Sociedade

O carnaval pró-impeachment anuncia, afinal de contas, o sonhado amadurecimento da democracia brasileira ou só um delírio a mais? O bem e o mal nunca se revelam com clareza quando estamos no olho do ciclone. Nessa hora cada um acredita no que quer, no que pode ou no que agüenta acreditar.

Solomon Perel é um judeu que escapou da guerra e do nazismo e registrou em diário sua história. Baseada nesses documentos, a cineasta polonesa Agnieska Holland filmou Europa, Europa (traduzido para o público brasileiro como Filhos da guerra!), o drama de uma traição justificada: o jovem Perel, judeu alemão já refugiado na Polônia com sua família, tinha treze anos quando os nazistas invadiram o país e dividiram a Polônia com Stalin. Por uma série de golpes da sorte - tão favoráveis ao protagonista que pareceriam fantasiosos, se o roteiro não fosse baseado num relato autobiográfico -, Perel consegue ser protegido pelos próprios alemães até o fim da guerra, fazendo-se passar por um autêntico ariano ansioso por servir ao Führer e fiel ao ideário eugenista que sustentou o nazismo.

Domingo, 16 de agosto. Estou a caminho do cinema para rever Europa, Europa, a partir do qual pretendo escrever um artigo para esta revista a respeito das dificuldades em se fazer escolhas "politicamente corretas" na vida. Não sei se deveria escrever 'na vida do homem moderno', já que sempre nos parece que em sociedades pré-modernas, tradicionais, a própria predominância de uma tradição já resolvia o problema, situando os sujeitos frente ao certo e ao errado, sem grandes ambiguidades. Mas qual a tradição moderna, a não ser a contestação sistemática de todas as tradições?

Digressão: o historiador canadense Modris Eksteins, numa perspectiva auto-intitulada conservadora, estabelece uma ligação entre o advento da arte moderna no começo do século1 e o surgimento das condições subjetivas que tornaram as populações da Alemanha, da França e da Inglaterra freneticamente favoráveis à eclosão da Primeira Guerra Mundial. "Para a Alemanha (...) a guerra era uma necessidade espiritual. Era uma busca de autenticidade, de verdade, de autorealização, isto é, daqueles valores que a vanguarda tinha invocado antes da guerra, e contra aquelas características - materialismos, banalidade, hipocrisia, tirania - que ela havia atacado". "A guerra tornara belo o mundo", diz um dos personagens do romance alemão dos anos 10; "Esta guerra é um prazer estético incomparável". Segundo o historiador, depois da guerra mais atroz que a humanidade conheceu (e produziu), o bem e o mal nunca mais voltaram definitivamente a se separar.
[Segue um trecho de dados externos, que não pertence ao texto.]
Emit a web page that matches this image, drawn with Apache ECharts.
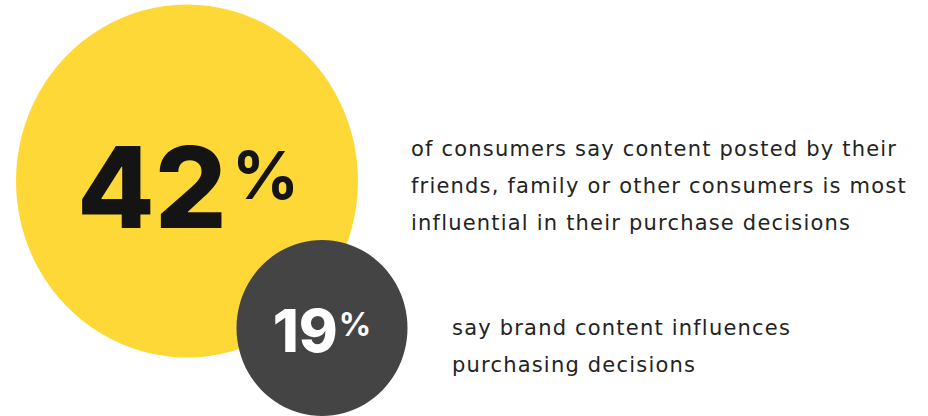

A caminho do cinema, percebo uma agitação fora do normal nas ruas. Carros demais circulando para um domingo comum. Uma buzinação alegre e pentelha. Não tinha me esquecido de que estava prevista para hoje uma "guerra das cores" no país, convocada pelo próprio presidente que, acuado pela CPI, pediu adesão verde-amarela da população à sua permanência no poder. Mas quando saí de casa usando uma discreta malha preta, não imaginava as proporções que a coisa iria tomar. Paro o carro antes de entrar na confusão da Avenida Paulista e vou a pé até o Conjunto Nacional. Parece que está se armando uma carreata, tipo de manifestação com a qual tendo a antipatizar. Sou do tempo das passeatas - não das heróicas, dos anos sessenta, quando fui uma tímida adolescente anticomunista, mas dos esperançosos atos públicos pré-abertura, do final dos anos setenta. Vou ter que me acostumar com as manifestações motorizadas. Um amigo costuma dizer que o paulistano, fechado e seguro em seu carro, só é solidário quando se trata de avisar que a porta do motorista da frente está aberta. Nesses casos o cara é capaz de seguir o outro por muitos quarteirões, gesticulando, buzinando, até que o motorista em perigo entenda o aviso e feche bem a porta, agradecendo a solicitude de alguém que, em outras circunstâncias, não teria muitos escrúpulos em tentar passar por cima dele.

Agora as carreatas criaram outro estilo de amistosidade motorizada. Uma espécie de congestionamento de trânsito voluntário, eufórico, onde as pessoas acenam e buzinam umas para as outras de dentro de seus carros, sem ter que pisar no asfalto ou sentir de perto o cheiro do suor alheio.